コロナで変わる街並み、飲食向け空室2倍、シェアオフィス受け皿


【東京 飲食店向け賃貸物件の空き状況が前年の二倍に】
 新型コロナウイルスの感染拡大で、商業ビルなど不動産の借り手の顔ぶれが変わり始めた。営業休止や時短営業が続いた飲食店向けの賃貸物件は、東京都渋谷区で空室が前年同期の2倍になった。一方で、テレワークの普及で需要が伸びるシェアオフィスの入居が増える。多くの人が集まることを前提に作られてきた街の風景が、一変する可能性も出てきた。
【ダーツバー→シェアオフィスに移行】
 ダーツマシンや卓球台が並ぶ東京・銀座のダーツバー。その一角で、ビジネスマンがコーヒーを飲みながらパソコンに向かう。ダーツバーを運営するバグース(東京・港)は7月末、シェアオフィス事業を手がけるいいオフィス(同・台東)と提携。都心の繁華街の2店舗の一部をシェアオフィスに改装した。
 バグースの渡辺徹也執行役員は「4月以降、ほとんどの店が赤字。シェアオフィスなら家賃を補える」と話す。いいオフィスも今後3カ月で約70拠点を開設する予定だ。龍崎宏社長は「空室に悩むオーナーのニーズと、自宅以外で効率的に働ける環境への需要に合致した」と指摘する。
 外食店の閉店が続いている。飲食店用の店舗の仲介サイト「飲食店・COM」を運営するシンクロ・フードの協力で、テナントを募集中の賃貸物件の数を分析した。同社は首都圏を中心に年間1万件程度を扱い、東京都内では全物件の大半をカバーする。
 有数の繁華街を抱える渋谷区で6月に新規に掲載された物件は147件と、昨年の同月(75件)の約2倍に達した。新宿区や港区も、5割以上増加した。閉店を通知された不動産会社による、テナント募集の掲載依頼が目立つ。新型コロナの感染再拡大で客足の戻りは鈍く、7月以降も同様の傾向が続く。
 オフィスの借り手も流出する。不動産仲介の三幸エステート(同・中央)によると、東京都心5区(千代田区、中央区、港区、新宿区、渋谷区)の空室率は7月末に1・2%と昨年12月末に比べ0・31ポイント上昇。在宅勤務に切り替えるスタートアップ企業などが多い渋谷区は1・94%と、上昇ペースは5区平均より速い。働く人が消えると、繁華街に流れる人も減る。
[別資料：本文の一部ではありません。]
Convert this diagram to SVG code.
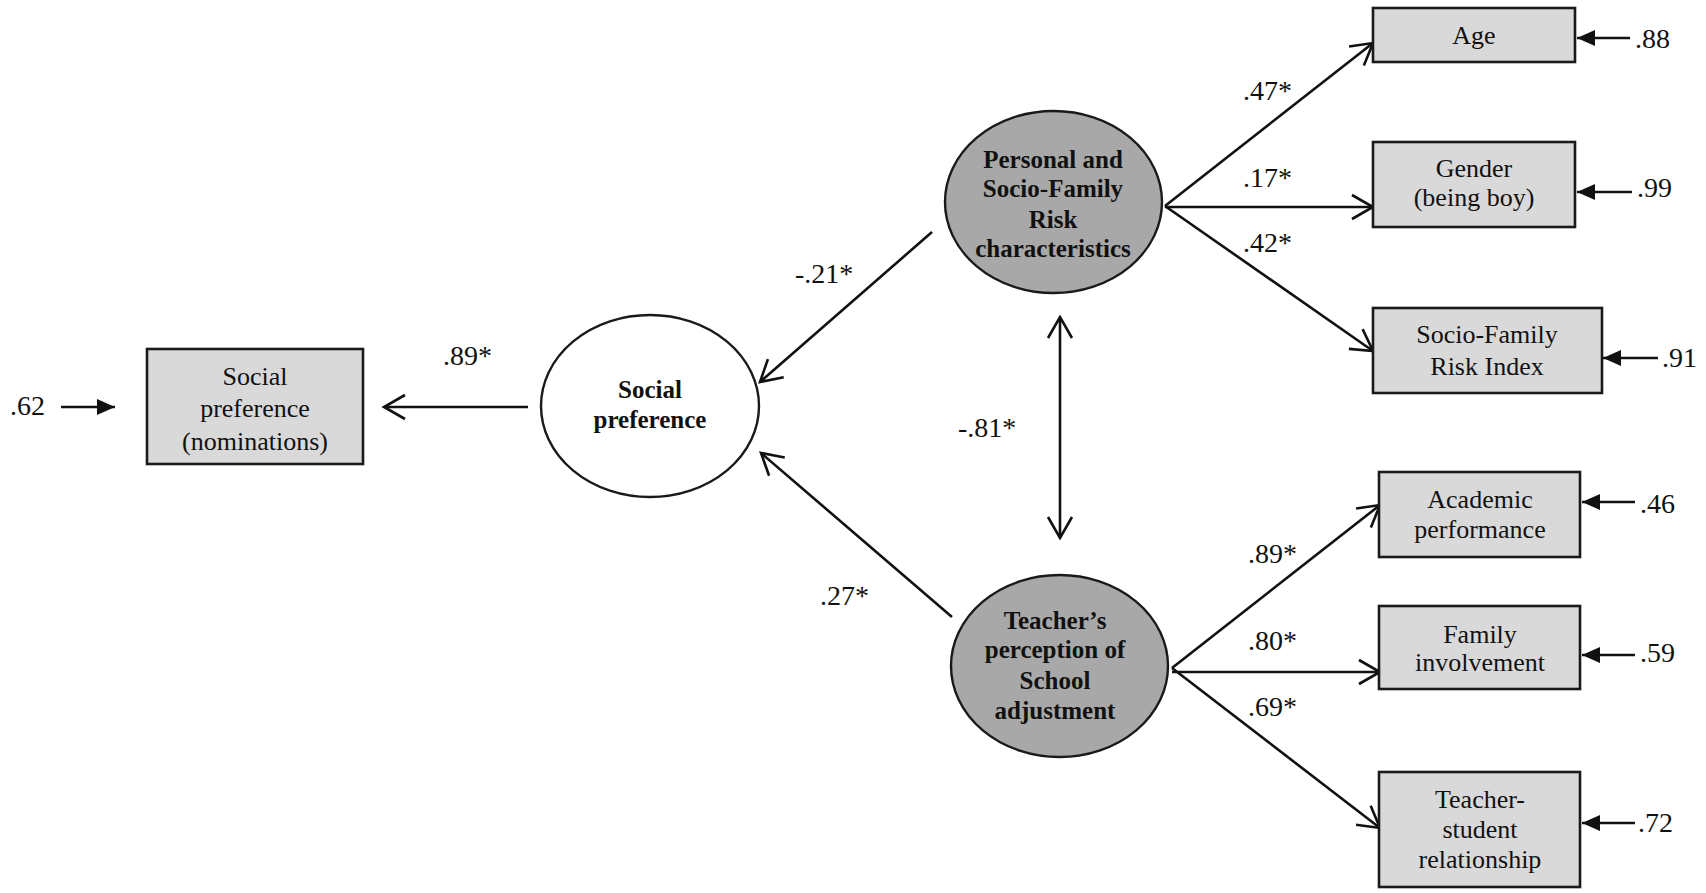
<svg xmlns="http://www.w3.org/2000/svg" width="1706" height="893" viewBox="0 0 1706 893">
<defs>
<marker id="open" markerUnits="userSpaceOnUse" markerWidth="30" markerHeight="30" refX="0" refY="0" viewBox="-24 -15 28 30" orient="auto-start-reverse" overflow="visible">
<path d="M -21 -12 L 0 0 L -21 12" fill="none" stroke="#111" stroke-width="2.6" stroke-linejoin="miter"/>
</marker>
<marker id="solid" markerUnits="userSpaceOnUse" markerWidth="24" markerHeight="20" refX="0" refY="0" viewBox="-20 -10 22 20" orient="auto" overflow="visible">
<path d="M -18 -8 L 0 0 L -18 8 Z" fill="#111"/>
</marker>
</defs>
<style>
.box{fill:#d9d9d9;stroke:#1a1a1a;stroke-width:2.6}
.lat{fill:#a8a8a8;stroke:#1a1a1a;stroke-width:2.4}
.latw{fill:#ffffff;stroke:#1a1a1a;stroke-width:2.4}
.t{font-family:"Liberation Serif","Times New Roman",serif;font-size:26px;fill:#111;text-anchor:middle}
.b{font-family:"Liberation Serif","Times New Roman",serif;font-size:25px;font-weight:bold;fill:#111;text-anchor:middle}
.l{font-family:"Liberation Serif","Times New Roman",serif;font-size:28px;fill:#111}
.c{fill:none;stroke:#111;stroke-width:2.6}
.po{marker-end:url(#open)}
.ps{marker-end:url(#solid)}
</style>
<rect width="1706" height="893" fill="#ffffff"/>
<g id="connectors">
<line class="c po" x1="528" y1="407" x2="384" y2="407"/>
<line class="c po" x1="932" y1="232" x2="760" y2="382"/>
<line class="c po" x1="952" y1="617" x2="761" y2="453"/>
<line class="c po" x1="1060" y1="317" x2="1060" y2="538" style="marker-start:url(#open)"/>
<line class="c po" x1="1165" y1="206" x2="1373" y2="43"/>
<line class="c po" x1="1165" y1="207" x2="1373" y2="207"/>
<line class="c po" x1="1165" y1="206" x2="1373" y2="351"/>
<line class="c po" x1="1172" y1="668" x2="1380" y2="505"/>
<line class="c po" x1="1172" y1="672" x2="1380" y2="672"/>
<line class="c po" x1="1172" y1="668" x2="1380" y2="828"/>
<line class="c ps" x1="61" y1="407" x2="115" y2="407"/>
<line class="c ps" x1="1630" y1="38" x2="1577" y2="38"/>
<line class="c ps" x1="1632" y1="192" x2="1577" y2="192"/>
<line class="c ps" x1="1658" y1="358" x2="1603" y2="358"/>
<line class="c ps" x1="1635" y1="502" x2="1582" y2="502"/>
<line class="c ps" x1="1635" y1="655" x2="1582" y2="655"/>
<line class="c ps" x1="1635" y1="823" x2="1582" y2="823"/>
</g>
<g id="labels">
<text class="l" x="443" y="365">.89*</text>
<text class="l" x="795" y="283">-.21*</text>
<text class="l" x="820" y="605">.27*</text>
<text class="l" x="958" y="437">-.81*</text>
<text class="l" x="1243" y="100">.47*</text>
<text class="l" x="1243" y="187">.17*</text>
<text class="l" x="1243" y="252">.42*</text>
<text class="l" x="1248" y="563">.89*</text>
<text class="l" x="1248" y="650">.80*</text>
<text class="l" x="1248" y="716">.69*</text>
<text class="l" x="10" y="415">.62</text>
<text class="l" x="1635" y="48">.88</text>
<text class="l" x="1637" y="197">.99</text>
<text class="l" x="1662" y="367">.91</text>
<text class="l" x="1640" y="513">.46</text>
<text class="l" x="1640" y="662">.59</text>
<text class="l" x="1638" y="832">.72</text>
</g>
<g id="social-pref-obs">
<rect class="box" x="147" y="349" width="216" height="115"/>
<text class="t" x="255" y="385">Social</text>
<text class="t" x="255" y="417">preference</text>
<text class="t" x="255" y="450">(nominations)</text>
</g>
<g id="social-pref-latent">
<ellipse class="latw" cx="650" cy="406" rx="109" ry="91"/>
<text class="b" x="650" y="398">Social</text>
<text class="b" x="650" y="428">preference</text>
</g>
<g id="personal-risk">
<ellipse class="lat" cx="1053.5" cy="202" rx="108.5" ry="91"/>
<text class="b" x="1053" y="168">Personal and</text>
<text class="b" x="1053" y="197">Socio-Family</text>
<text class="b" x="1053" y="228">Risk</text>
<text class="b" x="1053" y="257">characteristics</text>
</g>
<g id="teacher-perception">
<ellipse class="lat" cx="1059.5" cy="666" rx="108.5" ry="91"/>
<text class="b" x="1055" y="629">Teacher’s</text>
<text class="b" x="1055" y="658">perception of</text>
<text class="b" x="1055" y="689">School</text>
<text class="b" x="1055" y="719">adjustment</text>
</g>
<g id="age">
<rect class="box" x="1373" y="8" width="202" height="54"/>
<text class="t" x="1474" y="44">Age</text>
</g>
<g id="gender">
<rect class="box" x="1373" y="142" width="202" height="85"/>
<text class="t" x="1474" y="177">Gender</text>
<text class="t" x="1474" y="206">(being boy)</text>
</g>
<g id="socio-family-index">
<rect class="box" x="1373" y="308" width="229" height="85"/>
<text class="t" x="1487" y="343">Socio-Family</text>
<text class="t" x="1487" y="375">Risk Index</text>
</g>
<g id="academic">
<rect class="box" x="1379" y="472" width="201" height="85"/>
<text class="t" x="1480" y="508">Academic</text>
<text class="t" x="1480" y="538">performance</text>
</g>
<g id="family">
<rect class="box" x="1379" y="606" width="201" height="83"/>
<text class="t" x="1480" y="643">Family</text>
<text class="t" x="1480" y="671">involvement</text>
</g>
<g id="teacher-student">
<rect class="box" x="1379" y="772" width="201" height="115"/>
<text class="t" x="1480" y="808">Teacher-</text>
<text class="t" x="1480" y="838">student</text>
<text class="t" x="1480" y="868">relationship</text>
</g>
</svg>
 金融市場はテナント需要の急減をリスクとして織り込む。米格付け会社S&Pグローバルによると、主に不動産賃料を配当原資とする世界の不動産投資信託(REIT)市場では、商業施設を組み込んだ銘柄の時価総額が2019年末に比べ4割以上減った。全体の平均(19%の減少)に比べ落ち込み幅が大きい。
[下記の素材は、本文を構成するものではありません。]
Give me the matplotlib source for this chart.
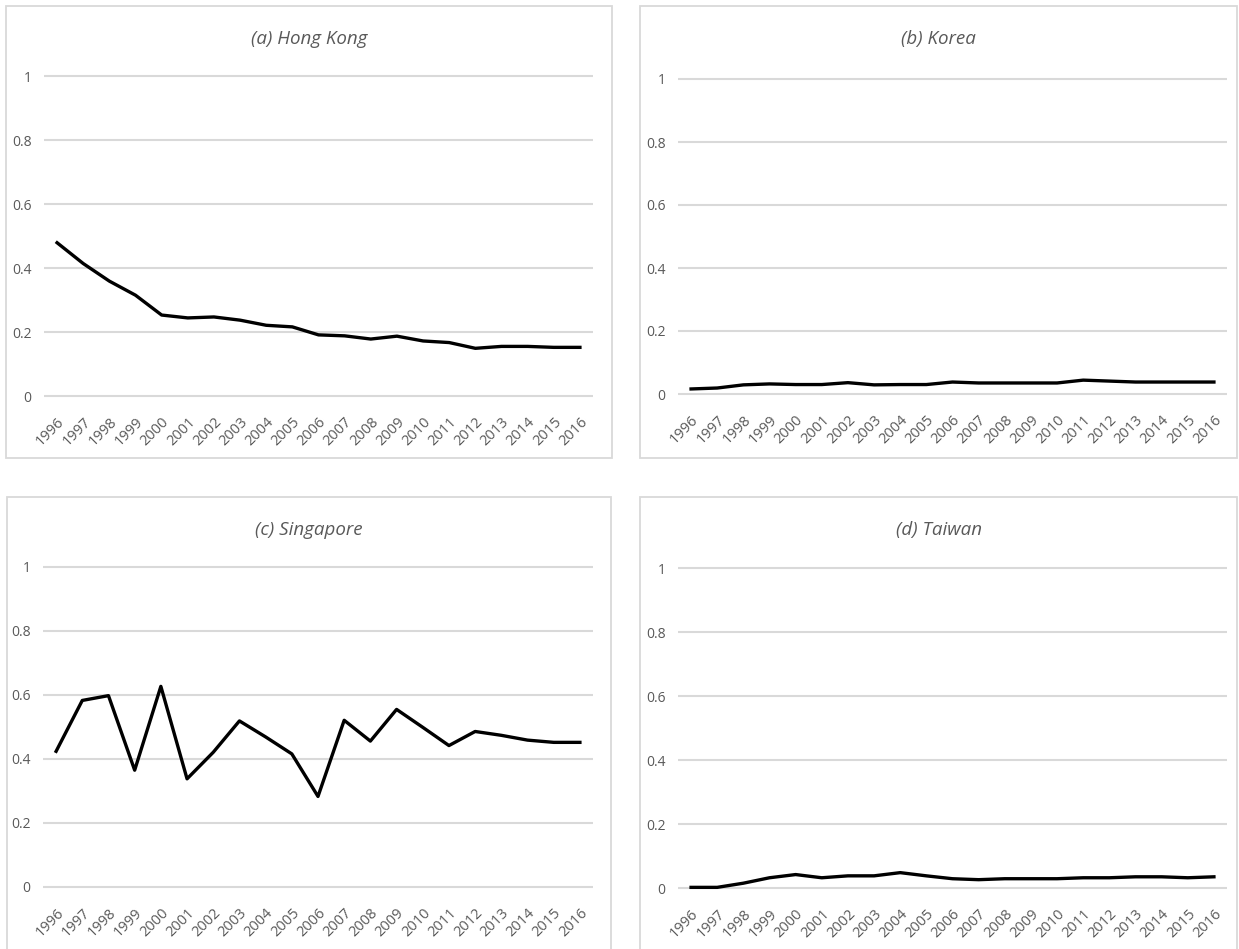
import matplotlib
matplotlib.use("Agg")
import matplotlib.pyplot as plt
from matplotlib import font_manager
from matplotlib.patches import Rectangle

# narrow sans, close to the spreadsheet default
available = {f.name for f in font_manager.fontManager.ttflist}
family = "Liberation Sans Narrow" if "Liberation Sans Narrow" in available else "Open Sans"
plt.rcParams["font.family"] = [family, "DejaVu Sans"]

years = [str(y) for y in range(1996, 2017)]

hong_kong = [0.479, 0.414, 0.359, 0.315, 0.253, 0.244, 0.247, 0.237, 0.221, 0.216, 0.191,
             0.188, 0.178, 0.187, 0.172, 0.167, 0.149, 0.155, 0.155, 0.152, 0.152]
korea = [0.016, 0.019, 0.029, 0.032, 0.030, 0.030, 0.036, 0.029, 0.030, 0.030, 0.038,
         0.035, 0.035, 0.035, 0.035, 0.044, 0.041, 0.038, 0.038, 0.038, 0.038]
singapore = [0.424, 0.583, 0.598, 0.365, 0.627, 0.338, 0.421, 0.519, 0.469, 0.416, 0.283,
             0.521, 0.456, 0.555, 0.499, 0.442, 0.486, 0.474, 0.459, 0.452, 0.452]
taiwan = [0.002, 0.002, 0.015, 0.032, 0.042, 0.032, 0.038, 0.038, 0.048, 0.038, 0.029,
          0.026, 0.029, 0.029, 0.029, 0.032, 0.032, 0.035, 0.035, 0.032, 0.035]

titles = ["(a) Hong Kong", "(b) Korea", "(c) Singapore", "(d) Taiwan"]
series = [hong_kong, korea, singapore, taiwan]
y_ticks = [0, 0.2, 0.4, 0.6, 0.8, 1]
y_labels = ["0", "0.2", "0.4", "0.6", "0.8", "1"]

W, H = 1239, 949
fig = plt.figure(figsize=(W / 100, H / 100), dpi=100)

# pixel layout: (box left, box top, box right, box bottom, plot left, plot right, y of 1, y of 0)
panels = [
    (6, 6, 612, 458, 44, 593, 76, 396),
    (640, 6, 1237, 458, 678, 1227, 79, 394),
    (7, 497, 611, 960, 43, 593, 567, 887),
    (640, 497, 1237, 960, 678, 1227, 568, 888),
]

grey = "#d9d9d9"
text_grey = "#595959"
pad = 0.01

for (bl, bt, br, bb, pl, pr, y1, y0), title, values in zip(panels, titles, series):
    # panel frame
    fig.patches.append(Rectangle((bl / W, 1 - bb / H), (br - bl) / W, (bb - bt) / H,
                                 transform=fig.transFigure, fill=False,
                                 edgecolor=grey, linewidth=1.3))
    unit = (y0 - y1)
    top = y1 - unit * pad
    bottom = y0 + unit * pad
    ax = fig.add_axes([pl / W, 1 - bottom / H, (pr - pl) / W, (bottom - top) / H])
    ax.plot(range(len(years)), values, color="black", linewidth=2.4,
            solid_joinstyle="round", zorder=3)
    ax.set_xlim(-0.5, len(years) - 0.5)
    ax.set_ylim(-pad, 1 + pad)
    ax.set_yticks(y_ticks)
    ax.set_yticklabels(y_labels)
    ax.set_xticks(range(len(years)))
    ax.set_xticklabels(years, rotation=45, ha="right", rotation_mode="anchor")
    for s in ax.spines.values():
        s.set_visible(False)
    ax.grid(axis="y", color=grey, linewidth=1.5)
    ax.set_axisbelow(True)
    ax.tick_params(axis="both", length=0, colors=text_grey)
    ax.tick_params(axis="y", pad=9, labelsize=10)
    ax.tick_params(axis="x", pad=11, labelsize=10.5)
    ax.set_facecolor("none")
    fig.text((bl + br) / 2 / W, 1 - (bt + 33) / H, title, ha="center", va="center",
             fontsize=13.5, style="italic", color=text_grey)

fig.savefig("out.png", dpi=100)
 半面、既存テナントの撤退は新たな業態の呼び水になる。飲食店向け賃貸を手掛けるテンポイノベーションによると4~5月、都内で解約が出た店舗にデリバリー専門店が入居した。志村洋平専務は「新型コロナの余波が続けばデリバリー関連の出店は増える可能性がある」とにらむ。
【格安になったオフィスは若手ITベンチャーが入居した】
 空室率の上昇は必ずしも悪影響ばかりではない。東京・渋谷は1990年代後半の金融危機で、周辺に本社を構えた東邦生命保険や日産生命保険などが経営破綻。空室の急増で賃料が下落した。
 だがサイバーエージェントなどが中心となって「ビットバレー構想」を展開し、割安になったオフィスに資金力の乏しいIT(情報技術)ベンチャーが続々と入居した。渋谷は先端的なテック産業の中心地となり、活力を取り戻した。
 渋谷の再開発を手がける東急ビル運営事業部の福島啓吾氏は「空室率の水準よりも、街から新しいものが生まれ続けているかどうかが大切だ」と指摘する。コロナ禍は街の新陳代謝を促す契機となる可能性も秘めている。